Task details:
Leave out every picture, then transcribe the rest of the listing exactly.

Dataset section:
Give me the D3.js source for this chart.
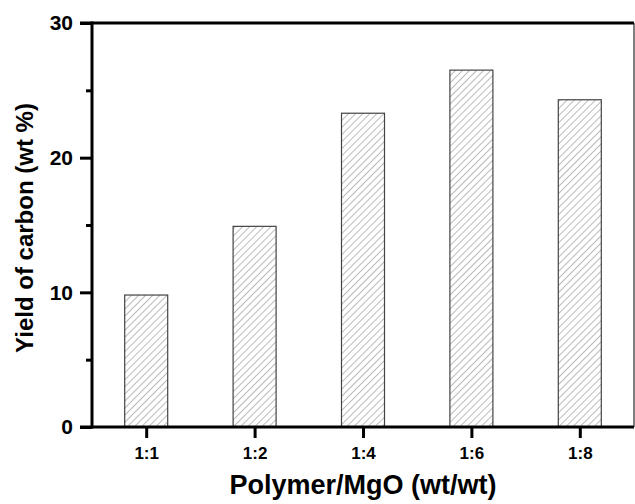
<!DOCTYPE html>
<html>
<head>
<meta charset="utf-8">
<script src="https://cdn.jsdelivr.net/npm/d3@7"></script>
<style>
  body { margin: 0; background: #fff; }
  svg { display: block; font-family: "Liberation Sans", Arial, sans-serif; font-weight: bold; }
</style>
</head>
<body>
<svg id="chart" width="635" height="504"></svg>
<script>
const categories = ["1:1", "1:2", "1:4", "1:6", "1:8"];
const yields = [9.8, 14.9, 23.3, 26.5, 24.3];
const yTicks = [0, 10, 20, 30];
const yMinorTicks = [5, 15, 25];

const margin = { top: 23, right: 1, bottom: 77, left: 92 },
  W = 635, H = 504,
  w = W - margin.left - margin.right,
  h = H - margin.top - margin.bottom;

const svg = d3.select("#chart");

// hatch pattern for the bars ("/" direction)
svg.append("defs")
  .append("pattern")
  .attr("id", "hatch")
  .attr("patternUnits", "userSpaceOnUse")
  .attr("width", 5)
  .attr("height", 5)
  .attr("patternTransform", "rotate(45)")
  .append("line")
  .attr("x1", 0).attr("y1", 0)
  .attr("x2", 0).attr("y2", 5)
  .attr("stroke", "#777")
  .attr("stroke-width", 1);

const g = svg.append("g")
  .attr("transform", "translate(" + margin.left + "," + margin.top + ")");

const x = d3.scaleLinear().domain([-0.5, categories.length - 0.5]).range([0, w]);
const y = d3.scaleLinear().domain([0, 30]).range([h, 0]);
const barW = 43;

// bars
g.selectAll(".bar")
  .data(yields)
  .enter()
  .append("rect")
  .attr("class", "bar")
  .attr("x", (d, i) => x(i) - barW / 2)
  .attr("y", (d) => y(d))
  .attr("width", barW)
  .attr("height", (d) => h - y(d))
  .attr("fill", "url(#hatch)")
  .attr("stroke", "#444")
  .attr("stroke-width", 1.2);

// frame: thin right edge, thick top
g.append("line")
  .attr("x1", w).attr("x2", w).attr("y1", 0).attr("y2", h)
  .attr("stroke", "#000").attr("stroke-width", 1);
g.append("line")
  .attr("x1", -12).attr("x2", w).attr("y1", 0).attr("y2", 0)
  .attr("stroke", "#000").attr("stroke-width", 3);

// y axis
const yAxis = g.append("g")
  .call(d3.axisLeft(y).tickValues(yTicks).tickSize(12).tickPadding(7).tickFormat(d3.format("d")));
yAxis.select(".domain").attr("stroke-width", 3).attr("d", "M0," + (h + 1.5) + "V-1.5");
yAxis.selectAll(".tick line").attr("stroke-width", 3);
yAxis.selectAll(".tick text").style("font-size", "21px").style("font-weight", "bold");

const yMinor = g.append("g")
  .call(d3.axisLeft(y).tickValues(yMinorTicks).tickSize(6).tickFormat(""));
yMinor.select(".domain").remove();
yMinor.selectAll(".tick line").attr("stroke-width", 3);

// x axis
const xAxis = g.append("g")
  .attr("transform", "translate(0," + h + ")")
  .call(d3.axisBottom(x).tickValues(d3.range(categories.length)).tickSize(11).tickPadding(9)
    .tickFormat((d) => categories[d]));
xAxis.select(".domain").attr("stroke-width", 3).attr("d", "M-12,0H" + w);
xAxis.selectAll(".tick line").attr("stroke-width", 3);
xAxis.selectAll(".tick text").style("font-size", "17px").style("font-weight", "bold");

// axis titles
svg.append("text")
  .attr("x", 363)
  .attr("y", 494)
  .attr("text-anchor", "middle")
  .style("font-size", "27px")
  .text("Polymer/MgO (wt/wt)");

svg.append("text")
  .attr("transform", "translate(33,228) rotate(-90)")
  .attr("text-anchor", "middle")
  .style("font-size", "24px")
  .text("Yield of carbon (wt %)");
</script>
</body>
</html>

Complete response:
Give me the D3.js source for this chart.
<!DOCTYPE html>
<html>
<head>
<meta charset="utf-8">
<script src="https://cdn.jsdelivr.net/npm/d3@7"></script>
<style>
  body { margin: 0; background: #fff; }
  svg { display: block; font-family: "Liberation Sans", Arial, sans-serif; font-weight: bold; }
</style>
</head>
<body>
<svg id="chart" width="635" height="504"></svg>
<script>
const categories = ["1:1", "1:2", "1:4", "1:6", "1:8"];
const yields = [9.8, 14.9, 23.3, 26.5, 24.3];
const yTicks = [0, 10, 20, 30];
const yMinorTicks = [5, 15, 25];

const margin = { top: 23, right: 1, bottom: 77, left: 92 },
  W = 635, H = 504,
  w = W - margin.left - margin.right,
  h = H - margin.top - margin.bottom;

const svg = d3.select("#chart");

// hatch pattern for the bars ("/" direction)
svg.append("defs")
  .append("pattern")
  .attr("id", "hatch")
  .attr("patternUnits", "userSpaceOnUse")
  .attr("width", 5)
  .attr("height", 5)
  .attr("patternTransform", "rotate(45)")
  .append("line")
  .attr("x1", 0).attr("y1", 0)
  .attr("x2", 0).attr("y2", 5)
  .attr("stroke", "#777")
  .attr("stroke-width", 1);

const g = svg.append("g")
  .attr("transform", "translate(" + margin.left + "," + margin.top + ")");

const x = d3.scaleLinear().domain([-0.5, categories.length - 0.5]).range([0, w]);
const y = d3.scaleLinear().domain([0, 30]).range([h, 0]);
const barW = 43;

// bars
g.selectAll(".bar")
  .data(yields)
  .enter()
  .append("rect")
  .attr("class", "bar")
  .attr("x", (d, i) => x(i) - barW / 2)
  .attr("y", (d) => y(d))
  .attr("width", barW)
  .attr("height", (d) => h - y(d))
  .attr("fill", "url(#hatch)")
  .attr("stroke", "#444")
  .attr("stroke-width", 1.2);

// frame: thin right edge, thick top
g.append("line")
  .attr("x1", w).attr("x2", w).attr("y1", 0).attr("y2", h)
  .attr("stroke", "#000").attr("stroke-width", 1);
g.append("line")
  .attr("x1", -12).attr("x2", w).attr("y1", 0).attr("y2", 0)
  .attr("stroke", "#000").attr("stroke-width", 3);

// y axis
const yAxis = g.append("g")
  .call(d3.axisLeft(y).tickValues(yTicks).tickSize(12).tickPadding(7).tickFormat(d3.format("d")));
yAxis.select(".domain").attr("stroke-width", 3).attr("d", "M0," + (h + 1.5) + "V-1.5");
yAxis.selectAll(".tick line").attr("stroke-width", 3);
yAxis.selectAll(".tick text").style("font-size", "21px").style("font-weight", "bold");

const yMinor = g.append("g")
  .call(d3.axisLeft(y).tickValues(yMinorTicks).tickSize(6).tickFormat(""));
yMinor.select(".domain").remove();
yMinor.selectAll(".tick line").attr("stroke-width", 3);

// x axis
const xAxis = g.append("g")
  .attr("transform", "translate(0," + h + ")")
  .call(d3.axisBottom(x).tickValues(d3.range(categories.length)).tickSize(11).tickPadding(9)
    .tickFormat((d) => categories[d]));
xAxis.select(".domain").attr("stroke-width", 3).attr("d", "M-12,0H" + w);
xAxis.selectAll(".tick line").attr("stroke-width", 3);
xAxis.selectAll(".tick text").style("font-size", "17px").style("font-weight", "bold");

// axis titles
svg.append("text")
  .attr("x", 363)
  .attr("y", 494)
  .attr("text-anchor", "middle")
  .style("font-size", "27px")
  .text("Polymer/MgO (wt/wt)");

svg.append("text")
  .attr("transform", "translate(33,228) rotate(-90)")
  .attr("text-anchor", "middle")
  .style("font-size", "24px")
  .text("Yield of carbon (wt %)");
</script>
</body>
</html>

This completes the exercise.